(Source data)

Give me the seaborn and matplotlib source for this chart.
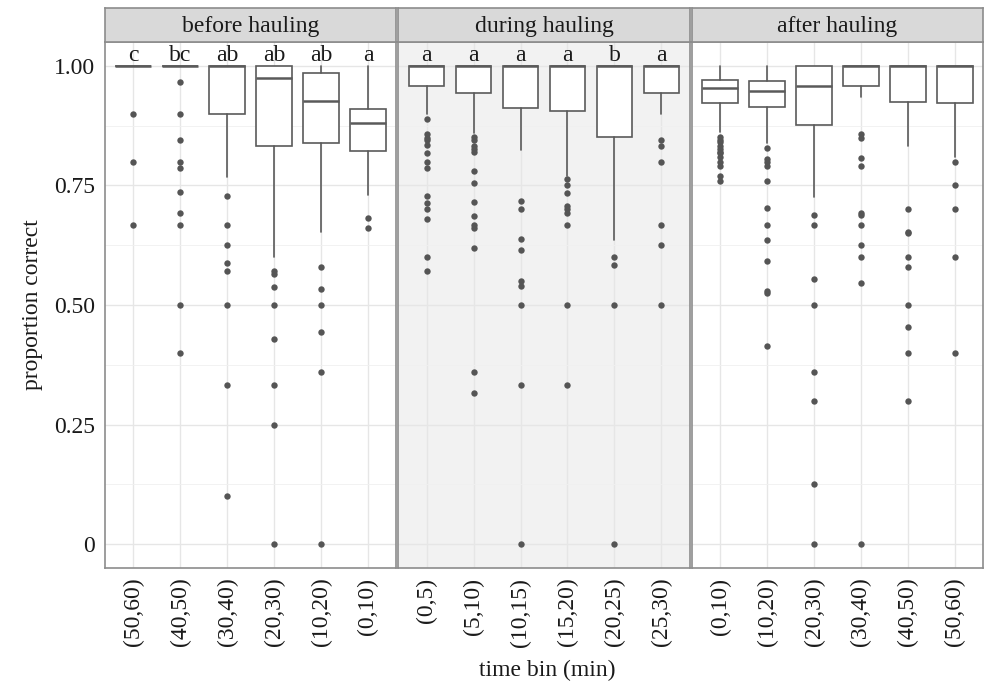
import pandas as pd
import matplotlib
matplotlib.use("Agg")
import matplotlib.pyplot as plt
import seaborn as sns

sns.set_theme(style="whitegrid")
plt.rcParams["font.family"] = ["Liberation Serif", "DejaVu Serif"]

panels = ["before hauling", "during hauling", "after hauling"]

before_bins = ["(50,60)", "(40,50)", "(30,40)", "(20,30)", "(10,20)", "(0,10)"]
during_bins = ["(0,5)", "(5,10)", "(10,15)", "(15,20)", "(20,25)", "(25,30)"]
after_bins = ["(0,10)", "(10,20)", "(20,30)", "(30,40)", "(40,50)", "(50,60)"]

# box summaries: lower whisker, q1, median, q3, upper whisker
before_whislo = [1.0, 1.0, 0.767, 0.60, 0.653, 0.729]
before_q1 = [1.0, 1.0, 0.90, 0.833, 0.839, 0.823]
before_med = [1.0, 1.0, 1.0, 0.975, 0.927, 0.881]
before_q3 = [1.0, 1.0, 1.0, 1.0, 0.986, 0.91]
before_whishi = [1.0, 1.0, 1.0, 1.0, 1.0, 1.0]
before_outliers = [
    [0.9, 0.8, 0.667],
    [0.966, 0.9, 0.846, 0.8, 0.786, 0.737, 0.692, 0.667, 0.5, 0.4],
    [0.727, 0.667, 0.625, 0.588, 0.571, 0.5, 0.333, 0.1],
    [0.571, 0.565, 0.538, 0.5, 0.429, 0.333, 0.25, 0.0],
    [0.58, 0.533, 0.5, 0.444, 0.36, 0.0],
    [0.682, 0.66],
]
before_letters = ["c", "bc", "ab", "ab", "ab", "a"]

during_whislo = [0.90, 0.86, 0.825, 0.77, 0.635, 0.90]
during_q1 = [0.958, 0.943, 0.912, 0.906, 0.852, 0.944]
during_med = [1.0, 1.0, 1.0, 1.0, 1.0, 1.0]
during_q3 = [1.0, 1.0, 1.0, 1.0, 1.0, 1.0]
during_whishi = [1.0, 1.0, 1.0, 1.0, 1.0, 1.0]
during_outliers = [
    [0.889, 0.857, 0.85, 0.846, 0.835, 0.817, 0.8, 0.786, 0.727, 0.714, 0.7, 0.68, 0.6, 0.572],
    [0.852, 0.846, 0.833, 0.826, 0.82, 0.78, 0.756, 0.716, 0.687, 0.667, 0.66, 0.62, 0.36, 0.316],
    [0.718, 0.7, 0.639, 0.614, 0.551, 0.539, 0.5, 0.333, 0.0],
    [0.764, 0.75, 0.735, 0.708, 0.7, 0.692, 0.667, 0.5, 0.333],
    [0.6, 0.583, 0.5, 0.0],
    [0.846, 0.833, 0.8, 0.667, 0.625, 0.5],
]
during_letters = ["a", "a", "a", "a", "b", "a"]

after_whislo = [0.862, 0.839, 0.726, 0.936, 0.833, 0.81]
after_q1 = [0.923, 0.914, 0.877, 0.957, 0.925, 0.923]
after_med = [0.954, 0.948, 0.959, 1.0, 1.0, 1.0]
after_q3 = [0.971, 0.969, 1.0, 1.0, 1.0, 1.0]
after_whishi = [1.0, 1.0, 1.0, 1.0, 1.0, 1.0]
after_outliers = [
    [0.852, 0.846, 0.84, 0.833, 0.826, 0.82, 0.818, 0.81, 0.8, 0.79, 0.77, 0.76],
    [0.828, 0.806, 0.8, 0.79, 0.76, 0.703, 0.667, 0.636, 0.593, 0.53, 0.525, 0.415],
    [0.688, 0.667, 0.555, 0.5, 0.36, 0.3, 0.125, 0.0],
    [0.857, 0.85, 0.808, 0.79, 0.692, 0.688, 0.667, 0.625, 0.6, 0.545, 0.0],
    [0.7, 0.652, 0.65, 0.6, 0.58, 0.5, 0.454, 0.4, 0.3],
    [0.8, 0.75, 0.7, 0.6, 0.4],
]
after_letters = ["", "", "", "", "", ""]

panel_data = [
    (before_bins, before_whislo, before_q1, before_med, before_q3, before_whishi, before_outliers, before_letters),
    (during_bins, during_whislo, during_q1, during_med, during_q3, during_whishi, during_outliers, during_letters),
    (after_bins, after_whislo, after_q1, after_med, after_q3, after_whishi, after_outliers, after_letters),
]
panel_colors = ["white", "#f2f2f2", "white"]

line_col = "#5a5a5a"
border_col = "#8c8c8c"
text_col = "#1a1a1a"
fs = 17

fig, axes = plt.subplots(1, 3, figsize=(9.85, 6.84), dpi=100, sharey=True)
fig.subplots_adjust(left=0.1066, right=0.998, bottom=0.1696, top=0.9386, wspace=0.008)

for ax, title, data, face in zip(axes, panels, panel_data, panel_colors):
    bins, wlo, q1, med, q3, whi, outs, letters = data
    stats = []
    for i in range(len(bins)):
        stats.append({"whislo": wlo[i], "q1": q1[i], "med": med[i], "q3": q3[i],
                      "whishi": whi[i], "fliers": [], "label": bins[i]})
    ax.set_facecolor(face)
    ax.bxp(stats, positions=range(len(bins)), widths=0.76, showcaps=False,
           patch_artist=True,
           boxprops=dict(facecolor="white", edgecolor=line_col, linewidth=1.2),
           whiskerprops=dict(color=line_col, linewidth=1.2),
           medianprops=dict(color=line_col, linewidth=1.8),
           zorder=3)

    # outliers
    rows = []
    for b, vals in zip(bins, outs):
        for v in vals:
            rows.append({"bin": b, "value": v})
    df = pd.DataFrame(rows)
    sns.stripplot(data=df, x="bin", y="value", order=bins, jitter=False, ax=ax,
                  color="#555555", size=4.6, linewidth=0, zorder=4)

    for i, lab in enumerate(letters):
        if lab:
            ax.text(i, 1.01, lab, ha="center", va="baseline", fontsize=fs, color=text_col)

    ax.set_xlim(-0.6, len(bins) - 0.4)
    ax.set_ylim(-0.05, 1.05)
    ax.set_xticks(range(len(bins)))
    ax.set_xticklabels(bins, rotation=90, ha="center", va="top")
    ax.set_yticks([0, 0.25, 0.5, 0.75, 1.0])
    ax.set_yticks([0.125, 0.375, 0.625, 0.875], minor=True)
    ax.set_yticklabels(["0", "0.25", "0.50", "0.75", "1.00"])
    ax.grid(True, which="major", color="#e6e6e6", linewidth=1.0)
    ax.grid(True, which="minor", axis="y", color="#f0f0f0", linewidth=0.6)
    ax.set_axisbelow(True)
    ax.tick_params(axis="both", which="major", length=4, width=0.8, color=border_col,
                   labelsize=fs, labelcolor=text_col, pad=3)
    ax.tick_params(axis="y", which="minor", length=0)
    ax.set_xlabel("")
    ax.set_ylabel("")
    for s in ax.spines.values():
        s.set_visible(True)
        s.set_color(border_col)
        s.set_linewidth(1.2)

    # facet strip
    pos = ax.get_position()
    sax = fig.add_axes([pos.x0, pos.y1, pos.width, 0.988 - pos.y1])
    sax.set_facecolor("#d9d9d9")
    sax.set_xticks([])
    sax.set_yticks([])
    sax.grid(False)
    for s in sax.spines.values():
        s.set_visible(True)
        s.set_color(border_col)
        s.set_linewidth(1.2)
    sax.text(0.5, 0.45, title, ha="center", va="center", fontsize=fs,
             color=text_col, transform=sax.transAxes)

axes[1].tick_params(axis="y", which="major", length=0)
axes[2].tick_params(axis="y", which="major", length=0)
axes[0].set_ylabel("proportion correct", fontsize=fs, color=text_col, labelpad=8)
fig.text(0.556, 0.004, "time bin (min)", ha="center", va="bottom", fontsize=fs, color=text_col)

fig.savefig("out.png", dpi=100)
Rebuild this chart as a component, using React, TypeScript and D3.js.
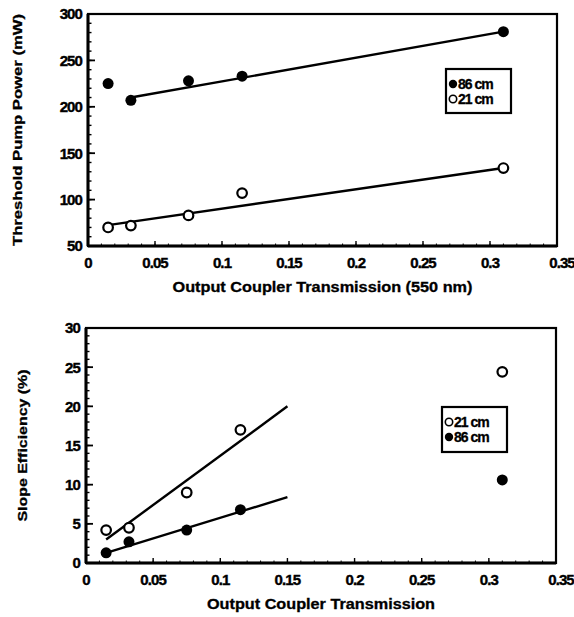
import React from "react";
import * as d3 from "d3";

// ---- Data ----
const transmission = [0.015, 0.032, 0.075, 0.115, 0.31];
const threshold86 = [225, 207, 228, 233, 281];
const threshold21 = [70, 72, 83, 107, 134];
const slope21 = [4.2, 4.5, 9.0, 17.0, 24.4];
const slope86 = [1.3, 2.7, 4.2, 6.8, 10.6];

// fitted lines (data units)
const fitThr86X = [0.034, 0.31];
const fitThr86Y = [210.5, 281];
const fitThr21X = [0.015, 0.31];
const fitThr21Y = [72.5, 134];
const fitSlope21X = [0.015, 0.15];
const fitSlope21Y = [3.0, 20.0];
const fitSlope86X = [0.015, 0.15];
const fitSlope86Y = [1.3, 8.4];

const xTicks = [0, 0.05, 0.1, 0.15, 0.2, 0.25, 0.3, 0.35];
const xTickLabels = ["0", "0.05", "0.1", "0.15", "0.2", "0.25", "0.3", "0.35"];
const thrTicks = [50, 100, 150, 200, 250, 300];
const slopeTicks = [0, 5, 10, 15, 20, 25, 30];

const FONT = "'Liberation Sans', Arial, sans-serif";

type Series = { x: number[]; y: number[]; filled: boolean; fitX: number[]; fitY: number[] };

function Panel(props: {
  left: number; right: number; top: number; bottom: number;
  yDomain: [number, number]; yTicks: number[]; yMinorStep: number;
  series: Series[]; yTitle: string; xTitle: string; xTitleWidth: number; yTitleWidth: number;
  yTitleX: number; legend: { label: string; filled: boolean }[];
  legendBox: [number, number, number, number];
}) {
  const { left, right, top, bottom } = props;
  const x = d3.scaleLinear().domain([0, 0.35]).range([left, right]);
  const y = d3.scaleLinear().domain(props.yDomain).range([bottom, top]);
  const minorX = d3.range(0, 0.3501, 0.01);
  const minorY = d3.range(props.yDomain[0], props.yDomain[1] + 1e-6, props.yMinorStep);
  const line = d3.line<[number, number]>().x((d) => x(d[0])).y((d) => y(d[1]));
  const [lx, ly, lw, lh] = props.legendBox;
  return (
    <g fontFamily={FONT} fontWeight="bold">
      {/* minor ticks */}
      {minorY.map((v, i) => (
        <line key={"my" + i} x1={left} x2={left + 3.5} y1={y(v)} y2={y(v)} stroke="#000" strokeWidth={1.4} />
      ))}
      {minorX.map((v, i) => (
        <line key={"mx" + i} x1={x(v)} x2={x(v)} y1={bottom} y2={bottom - 2.5} stroke="#000" strokeWidth={1} />
      ))}
      {props.yTicks.map((v, i) => (
        <line key={"ty" + i} x1={left} x2={left + 7} y1={y(v)} y2={y(v)} stroke="#000" strokeWidth={1.8} />
      ))}
      {xTicks.map((v, i) => (
        <line key={"tx" + i} x1={x(v)} x2={x(v)} y1={bottom} y2={bottom - 5} stroke="#000" strokeWidth={1.4} />
      ))}
      {/* frame */}
      <rect x={left} y={top} width={right - left} height={bottom - top} fill="none" stroke="#000" strokeWidth={2.2} />
      <line x1={left} x2={left} y1={top} y2={bottom} stroke="#000" strokeWidth={3} />
      <line x1={left} x2={right} y1={bottom} y2={bottom} stroke="#000" strokeWidth={3} />
      {/* tick labels */}
      {props.yTicks.map((v, i) => (
        <text key={"ly" + i} x={left - 6} y={y(v)} dy="0.36em" textAnchor="end" fontSize={15} letterSpacing={-0.9}
          stroke="#000" strokeWidth={0.4}>
          {v}
        </text>
      ))}
      {xTicks.map((v, i) => (
        <text key={"lx" + i} x={x(v) + (i === 7 ? 5 : 0)} y={bottom + 22} textAnchor="middle" fontSize={15} letterSpacing={-0.9}
          stroke="#000" strokeWidth={0.4}>
          {xTickLabels[i]}
        </text>
      ))}
      {/* titles */}
      <text x={(left + right) / 2} y={bottom + 46} textAnchor="middle" fontSize={14}
        textLength={props.xTitleWidth} lengthAdjust="spacingAndGlyphs" stroke="#000" strokeWidth={0.3}>
        {props.xTitle}
      </text>
      <text transform={`translate(${props.yTitleX},${(top + bottom) / 2}) rotate(-90)`} textAnchor="middle" fontSize={13}
        textLength={props.yTitleWidth} lengthAdjust="spacingAndGlyphs" dy="0.35em" stroke="#000" strokeWidth={0.3}>
        {props.yTitle}
      </text>
      {/* fit lines */}
      {props.series.map((s, i) => (
        <path key={"fit" + i} d={line(s.fitX.map((v, j) => [v, s.fitY[j]]) as [number, number][]) || ""}
          fill="none" stroke="#000" strokeWidth={2.4} />
      ))}
      {/* points */}
      {props.series.map((s, i) =>
        s.x.map((v, j) => (
          <circle key={"p" + i + "-" + j} cx={x(v)} cy={y(s.y[j])} r={s.filled ? 5.5 : 4.8}
            fill={s.filled ? "#000" : "#fff"} stroke="#000" strokeWidth={s.filled ? 0 : 2.2} />
        ))
      )}
      {/* legend */}
      <rect x={lx} y={ly} width={lw} height={lh} fill="#fff" stroke="#000" strokeWidth={2.2} />
      {props.legend.map((l, i) => (
        <g key={"lg" + i}>
          <circle cx={lx + 7} cy={ly + 15 + i * 15} r={l.filled ? 4.2 : 3.7} fill={l.filled ? "#000" : "#fff"}
            stroke="#000" strokeWidth={l.filled ? 0 : 1.6} />
          <text x={lx + 12} y={ly + 15 + i * 15} dy="0.36em" fontSize={14} letterSpacing={-1}
            stroke="#000" strokeWidth={0.3}>
            {l.label}
          </text>
        </g>
      ))}
    </g>
  );
}

export default function App() {
  return (
    <svg width={574} height={617} style={{ position: "absolute", left: 0, top: 0, background: "#fff" }}>
      <rect x={0} y={0} width={574} height={617} fill="#fff" />
      <Panel
        left={88} right={557} top={14} bottom={246}
        yDomain={[50, 300]} yTicks={thrTicks} yMinorStep={10}
        series={[
          { x: transmission, y: threshold86, filled: true, fitX: fitThr86X, fitY: fitThr86Y },
          { x: transmission, y: threshold21, filled: false, fitX: fitThr21X, fitY: fitThr21Y },
        ]}
        yTitle="Threshold Pump Power (mW)" yTitleX={17} yTitleWidth={232}
        xTitle="Output Coupler Transmission (550 nm)" xTitleWidth={300}
        legend={[{ label: "86 cm", filled: true }, { label: "21 cm", filled: false }]}
        legendBox={[446, 69, 65, 44]}
      />
      <Panel
        left={86} right={556} top={328} bottom={563}
        yDomain={[0, 30]} yTicks={slopeTicks} yMinorStep={1}
        series={[
          { x: transmission, y: slope21, filled: false, fitX: fitSlope21X, fitY: fitSlope21Y },
          { x: transmission, y: slope86, filled: true, fitX: fitSlope86X, fitY: fitSlope86Y },
        ]}
        yTitle="Slope Efficiency (%)" yTitleX={22} yTitleWidth={152}
        xTitle="Output Coupler Transmission" xTitleWidth={228}
        legend={[{ label: "21 cm", filled: false }, { label: "86 cm", filled: true }]}
        legendBox={[442, 407, 65, 45]}
      />
    </svg>
  );
}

● GIVEN EXERCISE
Copy word for word only the lines above from the one with "Rebuild this chart" through the one with "const fitSlope86Y = [1.3, 8.4];". Leave pictures out.

● EXERCISE RESULT
Rebuild this chart as a component, using React, TypeScript and D3.js.
import React from "react";
import * as d3 from "d3";

// ---- Data ----
const transmission = [0.015, 0.032, 0.075, 0.115, 0.31];
const threshold86 = [225, 207, 228, 233, 281];
const threshold21 = [70, 72, 83, 107, 134];
const slope21 = [4.2, 4.5, 9.0, 17.0, 24.4];
const slope86 = [1.3, 2.7, 4.2, 6.8, 10.6];

// fitted lines (data units)
const fitThr86X = [0.034, 0.31];
const fitThr86Y = [210.5, 281];
const fitThr21X = [0.015, 0.31];
const fitThr21Y = [72.5, 134];
const fitSlope21X = [0.015, 0.15];
const fitSlope21Y = [3.0, 20.0];
const fitSlope86X = [0.015, 0.15];
const fitSlope86Y = [1.3, 8.4];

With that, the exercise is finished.